You start the day excited, slightly over-caffeinated, and convinced you will absorb every word. Then the first speaker gets on stage and immediately changes how you think about attribution, AI search, or content strategy, and now your notebook looks like the wall of a detective solving a conspiracy. By mid-morning, you are already rewriting your mental roadmap for SEO.
One of the best things about a strong conference schedule is rhythm. MozCon 2025 appears to have had that rhythm. The topics moved from visibility and measurement into systems, strategy, content, community, and brand. That kind of progression matters. It keeps attendees from feeling like they are watching random good talks in no particular order. Instead, it feels like the day is building an argument. First, here is how search changed. Next, here is how your reporting must change. Then, here is how your workflows, brand, and content must change too. That is the difference between a conference and a pile of PowerPoints.
And then there are the conversations that happen between sessions. Those matter almost as much as the talks themselves. You hear someone from an enterprise brand admit they are struggling with the same attribution mess you are. You meet an agency strategist who has already tested one of the frameworks mentioned on stage. You swap notes on AI tools, content refreshes, stakeholder reporting, and how every team is suddenly pretending “content engineering” was always in the budget. The schedule becomes more than information. It becomes a catalyst.
There is also something energizing about seeing serious industry ideas delivered with personality. MozCon has long had a reputation for making SEO feel a little less robotic, and the 2025 program seems to have kept that spirit. Sessions about revenue, AI search, and brand visibility can get technical fast, but they are far easier to remember when the speaker has wit, clarity, and a point of view. Good conference experiences are not just educational. They are memorable enough to change behavior after you get home.

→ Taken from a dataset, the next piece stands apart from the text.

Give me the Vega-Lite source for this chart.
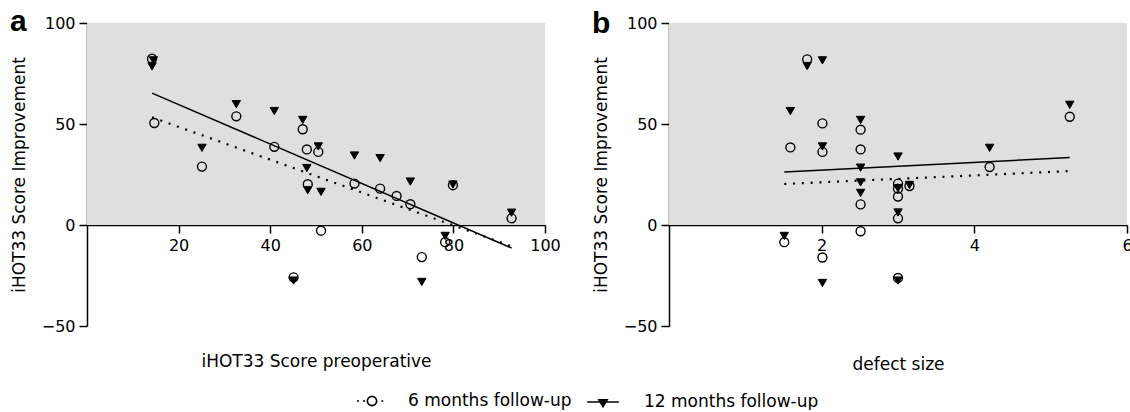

That may be the biggest experience-related takeaway from the MozCon 2025 schedule. It was built to move people from passive learning to active change. You do not leave thinking, “That was interesting.” You leave thinking, “We need to fix our reporting, rethink our content workflow, revisit our brand strategy, and maybe stop worshipping traffic like it is a household deity.” That is a useful kind of conference fatigue.
Final Thoughts
The MozCon 2025 schedule was not important because it had impressive speakers, though it certainly did. It was important because it captured the new shape of SEO. The program made it clear that search strategy now lives at the intersection of AI visibility, brand authority, conversion measurement, content systems, and audience trust.
That is why the Moz schedule mattered far beyond the event itself. It offered a practical view of what smart marketers should be working on now. If your strategy still revolves around rankings alone, MozCon 2025 was a gentle but very firm reminder that the industry has moved on. And if that sounds intimidating, do not worry. Every good marketing shift begins the same way: with new questions, messy notes, and someone muttering, “Well, I guess we are rebuilding the dashboard again.”
In other words, the MozCon 2025 agenda did exactly what a great conference schedule should do. It helped people see the future a little more clearly, and it gave them something useful to do when they got back to work on Monday.